Impact
The vulnerability resides in the ice driver’s handling of the XDP Receive Queue frag_size field. The field was incorrectly set to the DMA write length rather than the full XDP frame size, causing the helper bpf_xdp_frags_increase_tail() to compute an incorrect tailroom size. When an XDP program uses the XDP_ADJUST_TAIL_GROW_MULTI_BUFF operation with an oversized packet size and a very large offset, the driver attempts to grow the tailroom based on a negative value, triggering a kernel panic. This flaw is classified as a classic integer overflow/underflow (CWE‑131) and results in a system‑wide denial of service. The patch replaces frag_size with the true queue buffer size and also fixes zero‑copy mode.
Affected Systems
This issue affects all Linux kernel releases that ship the unpatched ice network driver. The ice driver is used for Intel Ethernet controllers in the Linux kernel.
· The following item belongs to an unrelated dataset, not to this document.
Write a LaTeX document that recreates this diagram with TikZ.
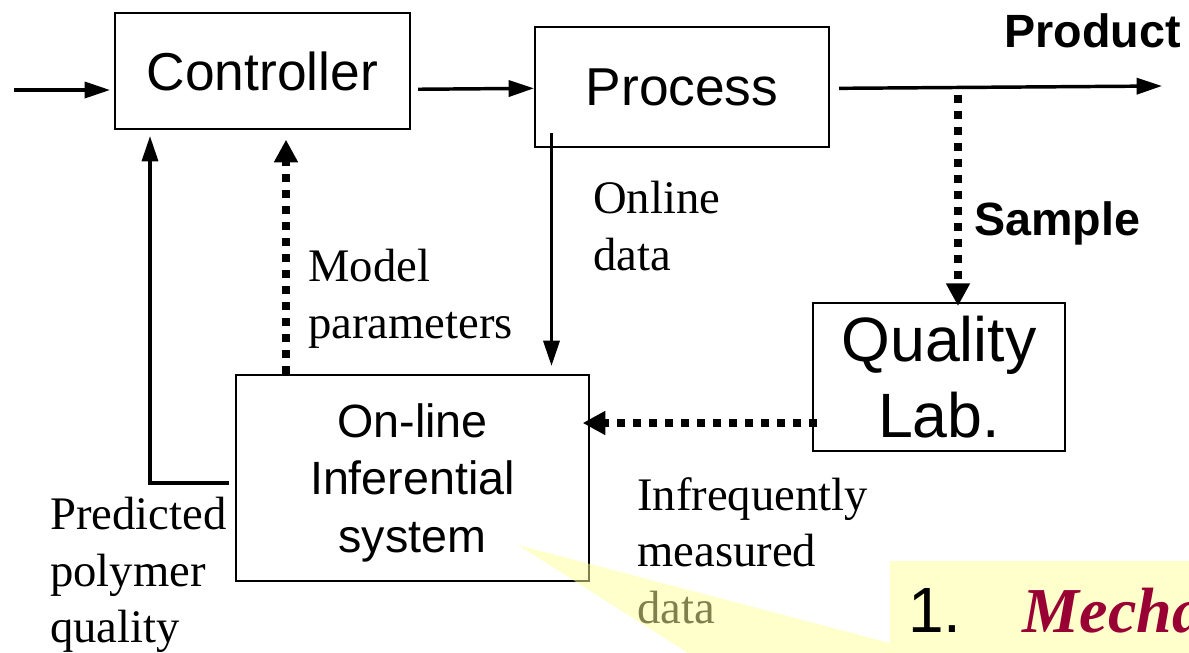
\documentclass[tikz,border=0pt]{standalone}
\usepackage{fontspec}
\setmainfont{Liberation Serif}
\setsansfont{Liberation Sans}
\usetikzlibrary{arrows.meta}
\definecolor{calloutyellow}{RGB}{255,255,153}
\definecolor{mechred}{RGB}{153,0,51}

\begin{document}
\begin{tikzpicture}[x=0.75pt,y=0.75pt,yscale=-1,xscale=1,
  blk/.style={draw,line width=1.5pt,inner sep=0pt,align=center},
  solidarr/.style={line width=2.6pt,-{Triangle[length=19pt,width=12pt]}},
  dotarr/.style={line width=6pt,dash pattern=on 6pt off 6pt,-{Triangle[length=17pt,width=17pt]}},
  lbl/.style={inner sep=0pt,align=left,font=\fontsize{35}{42.5}\selectfont},
  boldlbl/.style={inner sep=0pt,font=\sffamily\bfseries\fontsize{35}{42}\selectfont}]
\useasboundingbox (0,0) rectangle (1189,653);

% Blocks
\node[blk,minimum width=220.9pt,minimum height=87.5pt,font=\sffamily\fontsize{40}{48}\selectfont] (ctrl) at (262.3,71) {Controller};
\node[blk,minimum width=220.5pt,minimum height=89.5pt,font=\sffamily\fontsize{40}{48}\selectfont] (proc) at (682,87) {Process};
\node[blk,minimum width=189pt,minimum height=111pt,font=\sffamily\fontsize{47}{57}\selectfont] (qlab) at (939,377) {Quality\\Lab.};
\node[blk,minimum width=264.75pt,minimum height=154.5pt,font=\sffamily\fontsize{35}{43}\selectfont] (infer) at (412.5,478) {On-line\\Inferential\\\smash{system}};

% Free ends
\coordinate (inp) at (14,90);
\coordinate (prod) at (1162,86);
\coordinate (smp) at (958,95);
\coordinate (qd) at (817,423);
\coordinate (od) at (551.5,133);
\coordinate (mp) at (286,0);
\coordinate (pq) at (150,483);

% Connectors
\draw[solidarr] (inp) -- ([xshift=-3pt]inp -| ctrl.west);
\draw[solidarr] ([xshift=5.6pt,yshift=13.7pt]ctrl.east) -- ([yshift=1pt]proc.west);
\draw[solidarr] ([xshift=6.75pt,yshift=1pt]proc.east) -- (prod);
\draw[dotarr] (smp) -- ([yshift=3pt]smp |- qlab.north);
\draw[dotarr] (qd) -- ([xshift=-5.5pt]qd -| infer.east);
\draw[solidarr] (od) -- ([yshift=-6pt]od |- infer.north);
\draw[dotarr] (mp |- infer.north) -- ([yshift=7pt]mp |- ctrl.south);
\draw[solidarr] ([xshift=-4.5pt]infer.west |- pq) -- (pq) -- ([yshift=4.25pt]pq |- ctrl.south);

% Labels
\node[boldlbl,anchor=base east] (prodlbl) at (1181,47) {Product};
\node[boldlbl,anchor=base west] (smplbl) at (974,235) {Sample};
\node[lbl,anchor=north west] (odlbl) at (593,181) {Online\\data};
\node[lbl,anchor=north west] (mplbl) at (308,249) {Model\\parameters};
\node[lbl,anchor=north west] (pqlbl) at (50,497) {Predicted\\polymer\\quality};
\node[lbl,anchor=north west] (imlbl) at (637,477) {Infrequently\\measured\\data};

% Callout
\fill[calloutyellow,fill opacity=0.5] (518,545) -- (890,643) -- (890,561) -- (1189,561) -- (1189,653) -- (688,653) -- cycle;
\node[inner sep=0pt,anchor=base west] (mech) at (908,632) {\sffamily\fontsize{48}{56}\selectfont 1.\hspace{46pt}\rmfamily\bfseries\itshape\color{mechred}Mecha};

\end{tikzpicture}
\end{document}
No specific kernel version range is provided in the advisory, so any kernel that has not yet incorporated the change to compute frag_size correctly may be vulnerable. Vendors that distribute kernels containing the legacy ice driver need to ensure the fix is included before exposing the kernel to user‑programmed XDP logic.
Risk and Exploitability
The CVSS score of 7.0 denotes medium severity. The EPSS value is under 1%, and the vulnerability is not listed in the CISA KEV catalog, indicating a relatively low probability of mass exploitation. Nonetheless, the flaw requires an attacker to induce a specially crafted XDP packet path that invokes the problematic tail‑growth operation. Such a scenario is feasible only on systems that allow custom XDP programs on the ice driver, so while exploitation is possible, it may be limited to targeted or privileged environments.